El baúl de los recuerdos (I)

Miranda (The Tempest), de John William Waterhouse:

Este cuadro prerrafaelista que ilustra una escena de una obra de Shakespeare adornaba la portada de una novela que me encantaba cuando era mucho más joven: La Reina de las Nieves, de Carmen Martín Gaite. En realidad el cuadro y la novela no tienen nada que ver, pero a algún avispado editor se le ocurrió la idea de ponerlo como ilustración de cubierta para así, supongo, ahorrarse el tener que pagar a algún ilustrador, fotógrafo o diseñador gráfico para que le hiciera la portada…

Lo mismo da, el caso es que me regalaron esa novela por Reyes, allá cuando tenía 13 años (regalarme libros era siempre un acierto tratándose de mí).
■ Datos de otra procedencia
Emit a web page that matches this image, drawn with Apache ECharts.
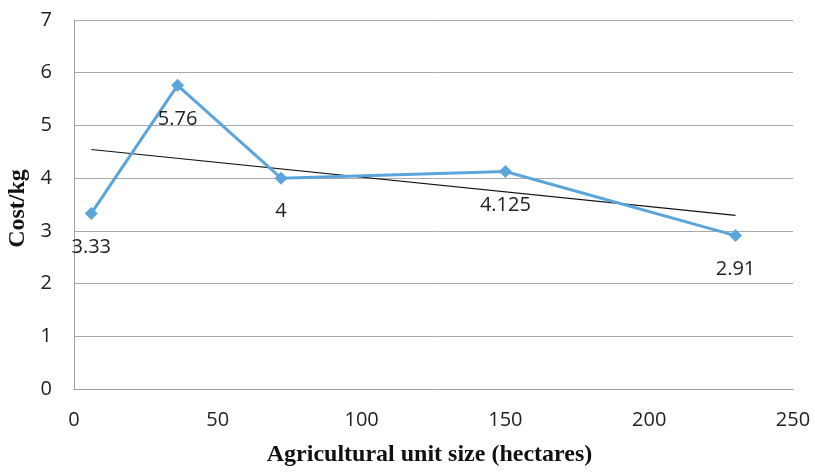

La devoré, y la releí varias veces durante mi adolescencia. Pero no sólo me encantó la novela, la imagen de la portada también me fascinaba y me parecía preciosa. Era de esas que me podía pasar horas mirando. No logré dilucidar muy bien de dónde habían sacado el cuadro porque alguien no tan avispado había escrito en la contraportada que la imagen de la portada pertenecía a un cuadro llamado Mirando la tempestad, de un tal Waterhouse que no me sonaba de nada. Tuvieron que pasar muchos años para que conociera de verdad a este pintor, gracias a otros cuadros suyos, me encantara, y me sorprendiera encontrando más tarde a este cuadro entre sus obras, descubriendo que no era Mirando la tempestad, sino Miranda (la tempestad).

Pero a lo que iba, este cuadro no es especial para mí porque me gustara y me pasara horas mirando la pequeña cubierta del libro (hay muchos cuadros con los que he hecho eso a lo largo de mi vida, antes y después que este), sino porque a los 14 años, un buen día de febrero, me dio un arrebato, cogí la portada del libro, unos carboncillos y mi bloc de dibujo tamaño A3 que me había regalado mi padre para mi cumpleaños, ese tan grande que tanto respeto me daba, e hice esta, la última gran obra de mi adolescencia:

Una joven aspirante a artista orgullosa de su obra

Una joven aspirante a artista orgullosa de su obra

¡Así de orgullosa estaba que hasta me hice una foto con el dibujo y todo! El dibujo tendrá sus fallos, y muchos, pero yo era una cría que no había dado una clase de dibujo en su vida, ni la daría hasta muchísimos años después, ya de adulta, y Miranda supuso la cima de mi corta carrera hasta entonces. Pero también supuso el principio del fin. En los meses siguientes no logré hacer nada que lo superara, ni siquiera que lo igualara. Acabé autoconvenciéndome de que eso era lo máximo que podía llegar a hacer, de que había alcanzado el límite de mis capacidades. En definitiva, me faltaba alguien (un amigo, un profesor, o yo misma) que me diera una buena colleja y me obligara a seguir. Así, mis dibujos cada vez fueron espaciándose más hasta que sólo hacía cosas facilonas y pequeñitas en las hojas traseras de mis cuadernos del instituto, o en los bordes de mis agendas escolares. Mi evolución se quedó estancada, y tuvieron que pasar casi 10 años para que me diera cuenta de que podía llegar más lejos aún, y de que aún hoy me queda mucho por recorrer.

Pero esa es otra historia y debe ser contada en otra ocasión.